# Lose leash walking & string cheese luring + cute pics



## HandlingAkira (10 mo ago)

Hello hello everyone it's been a little since I've posted but I couldn't help but Bragg about how amazing Akira is doing. She's gotten her third round of shots and is thriving. She's now 14 weeks and around 34 pounds and I can't begin to express how proud I am. She lose leash walks!!! I know for some that may be an easy task but Akira now responds to vocal cues. She's overtly happy. Of course this was after a lot of time and effort. We basically threw away all the rules and focus building a strong foundation. Ive thrown ipo training out the window poof gone. Shes just a dog being a dog with little to no expectations.
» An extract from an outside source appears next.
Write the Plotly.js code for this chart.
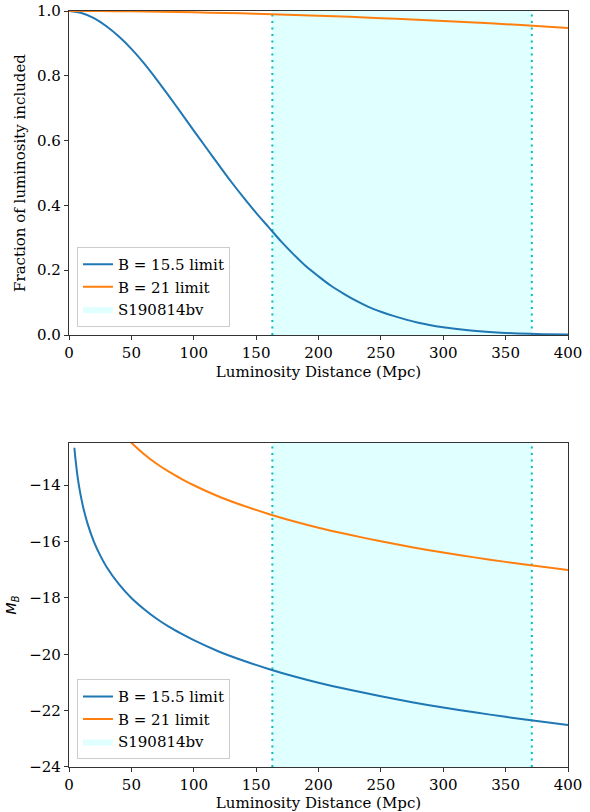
<!DOCTYPE html>
<html>
<head>
<meta charset="utf-8">
<script src="https://cdn.plot.ly/plotly-3.0.1.min.js"></script>
<style>html,body{margin:0;padding:0;background:#fff;}#chart{width:590px;height:812px;}</style>
</head>
<body>
<div id="chart"></div>
<script>
// ---- data ----
const distFrac = [0,10,20,30,40,50,60,70,80,90,100,110,120,130,140,150,160,170,180,190,200,210,220,230,240,250,260,280,300,320,340,360,380,400];
const fracB155 = [1.000,0.994,0.978,0.953,0.921,0.883,0.839,0.790,0.738,0.685,0.631,0.578,0.525,0.473,0.424,0.377,0.333,0.289,0.249,0.212,0.181,0.152,0.128,0.106,0.087,0.072,0.059,0.038,0.024,0.0145,0.0085,0.0048,0.0026,0.0014];
const distFrac21 = [0,25,50,75,100,125,150,175,200,225,250,275,300,325,350,375,400];
const fracB21 = [1.000,0.9997,0.9989,0.9976,0.9960,0.9939,0.9915,0.9886,0.9854,0.9819,0.9780,0.9738,0.9692,0.9644,0.9592,0.9537,0.9479];

const distMag155 = [4.3,5,6,7,8,10,12,15,20,25,30,40,50,60,70,80,90,100,120,140,160,180,200,225,250,275,300,325,350,375,400];
const magB155 = [-12.67,-12.99,-13.39,-13.73,-14.02,-14.50,-14.90,-15.38,-16.01,-16.49,-16.89,-17.51,-18.00,-18.39,-18.73,-19.02,-19.27,-19.50,-19.90,-20.23,-20.52,-20.78,-21.01,-21.26,-21.49,-21.70,-21.89,-22.06,-22.22,-22.37,-22.51];
const distMag21 = [45,50,60,70,80,90,100,120,140,160,180,200,225,250,275,300,325,350,375,400];
const magB21 = [-12.27,-12.49,-12.89,-13.23,-13.52,-13.77,-14.00,-14.40,-14.73,-15.02,-15.28,-15.51,-15.76,-15.99,-16.20,-16.39,-16.56,-16.72,-16.87,-17.01];

const bandDist = [163, 371];          // S190814bv distance range (Mpc)
const seriesNames = ['B = 15.5 limit', 'B = 21 limit', 'S190814bv'];
const xRange = [0, 400];
const fracRange = [0, 1];
const magRange = [-24, -12.5];
const xTicks = [0,50,100,150,200,250,300,350,400];
const fracTicks = [0,0.2,0.4,0.6,0.8,1.0];
const magTicks = [-24,-22,-20,-18,-16,-14];

// ---- styles ----
const BLUE = '#1f77b4', ORANGE = '#ff7f0e', BAND = '#e0ffff', DOT = '#00bfbf';
const AX = '#333333';
const FONT = {family: 'DejaVu Serif', size: 15, color: '#000'};

function band(xa, ya, yr, legend, show) {
  return {x: [bandDist[0], bandDist[1], bandDist[1], bandDist[0], bandDist[0]],
          y: [yr[0], yr[0], yr[1], yr[1], yr[0]],
          xaxis: xa, yaxis: ya, type: 'scatter', mode: 'lines', fill: 'toself',
          fillcolor: BAND, line: {width: 0, color: BAND}, name: seriesNames[2],
          legend: legend, legendrank: 3, showlegend: show, hoverinfo: 'skip'};
}
function vline(xv, xa, ya, yr) {
  return {x: [xv, xv], y: [yr[0], yr[1]], xaxis: xa, yaxis: ya, type: 'scatter', mode: 'lines',
          line: {color: DOT, width: 2, dash: '2px,4.5px'}, showlegend: false, hoverinfo: 'skip'};
}
function curve(x, y, name, color, xa, ya, legend, rank) {
  return {x: x, y: y, xaxis: xa, yaxis: ya, type: 'scatter', mode: 'lines', name: name,
          line: {color: color, width: 2, shape: 'spline', smoothing: 0.8},
          legend: legend, legendrank: rank};
}

const traces = [
  band('x', 'y', fracRange, 'legend', true),
  vline(bandDist[0], 'x', 'y', fracRange),
  vline(bandDist[1], 'x', 'y', fracRange),
  curve(distFrac, fracB155, seriesNames[0], BLUE, 'x', 'y', 'legend', 1),
  curve(distFrac21, fracB21, seriesNames[1], ORANGE, 'x', 'y', 'legend', 2),
  band('x2', 'y2', magRange, 'legend2', true),
  vline(bandDist[0], 'x2', 'y2', magRange),
  vline(bandDist[1], 'x2', 'y2', magRange),
  curve(distMag155, magB155, seriesNames[0], BLUE, 'x2', 'y2', 'legend2', 1),
  curve(distMag21, magB21, seriesNames[1], ORANGE, 'x2', 'y2', 'legend2', 2)
];

const axBase = {showline: true, mirror: true, linecolor: AX, linewidth: 1.2,
  ticks: 'outside', ticklen: 4, tickwidth: 1, tickcolor: AX, showgrid: false,
  zeroline: false, tickfont: FONT, automargin: false, fixedrange: true};

const legendBase = {bgcolor: 'rgba(255,255,255,0.85)', bordercolor: '#cccccc', borderwidth: 1,
  font: {family: 'DejaVu Serif', size: 15, color: '#000'}, xanchor: 'left', yanchor: 'bottom',
  tracegroupgap: 0, itemwidth: 30};

const layout = {
  width: 590, height: 812,
  margin: {l: 69, r: 22, t: 11, b: 45},
  paper_bgcolor: '#fff', plot_bgcolor: '#fff',
  font: FONT,
  showlegend: true,
  xaxis: Object.assign({}, axBase, {domain: [0, 1], range: xRange, tickvals: xTicks, anchor: 'y',
    title: {text: 'Luminosity Distance (Mpc)', font: FONT, standoff: 5}}),
  yaxis: Object.assign({}, axBase, {domain: [0.5714, 1], range: fracRange, tickvals: fracTicks,
    tickformat: '.1f', anchor: 'x',
    title: {text: 'Fraction of luminosity included', font: FONT, standoff: 7}}),
  xaxis2: Object.assign({}, axBase, {domain: [0, 1], range: xRange, tickvals: xTicks, anchor: 'y2',
    title: {text: 'Luminosity Distance (Mpc)', font: FONT, standoff: 5}}),
  yaxis2: Object.assign({}, axBase, {domain: [0, 0.4286], range: magRange, tickvals: magTicks, anchor: 'x2',
    title: {text: '<i>M</i><sub><i>B</i></sub>', font: {family: 'DejaVu Sans', size: 14, color: '#000'}, standoff: 9}}),
  legend: Object.assign({}, legendBase, {x: 0.016, y: 0.582}),
  legend2: Object.assign({}, legendBase, {x: 0.016, y: 0.0102})
};

Plotly.newPlot('chart', traces, layout, {staticPlot: true, displayModeBar: false});
</script>
</body>
</html>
I have adopted a new mindset of expect the worst and be surprised if its any better and it has impacted our lives for the better. instead of saying she better not have an accident while I run to the store I expect she will and when I get home and she’s doing the laundry and walking the Cat I congratulate her for blowing us away with her beautiful behavior. ( this is of course a joke but you get the idea) I no longer offer corrections the same way but instead praise the good behavior and lightly redirect. I can finally see her for who she is and appreciate how amazing she is. We haven’t done any training with a trainer just as I wanted to see how she would blossom if we took it easy for a couple weeks and let her enjoy living and its worked. Also Ive been desensitizing her to traffic. just now on our mini neighborhood stroll she has saw a man in a massive loud Harley ride by and she was unphased. If anything curious and wanted to take a ride also.
Here are some cute pics I promised

better.


----------



## dogma13 (Mar 8, 2014)

Congrats! You're now a "dog listener". She'll tell you what she needs as you go along


----------



## Apex1 (May 19, 2017)

Awe 💕 thanks for sharing!


----------



## Sabis mom (Mar 20, 2014)

Good job! Glad you understand now. She is a cutie.


----------



## 3ymum (Oct 12, 2021)

Glad you too are enjoying each other! Beautiful and cute pup 😍


----------



## Crazy shep (9 mo ago)

Great work! Sometimes we just need to step back and look at the issues a little differently. Great job figuring out what makes you pup tick!


----------



## wolfy dog (Aug 1, 2012)

Well done! I love the picture with her puppy teeth. Ouch....so sharp! It's good to hear feedback after initial struggles


----------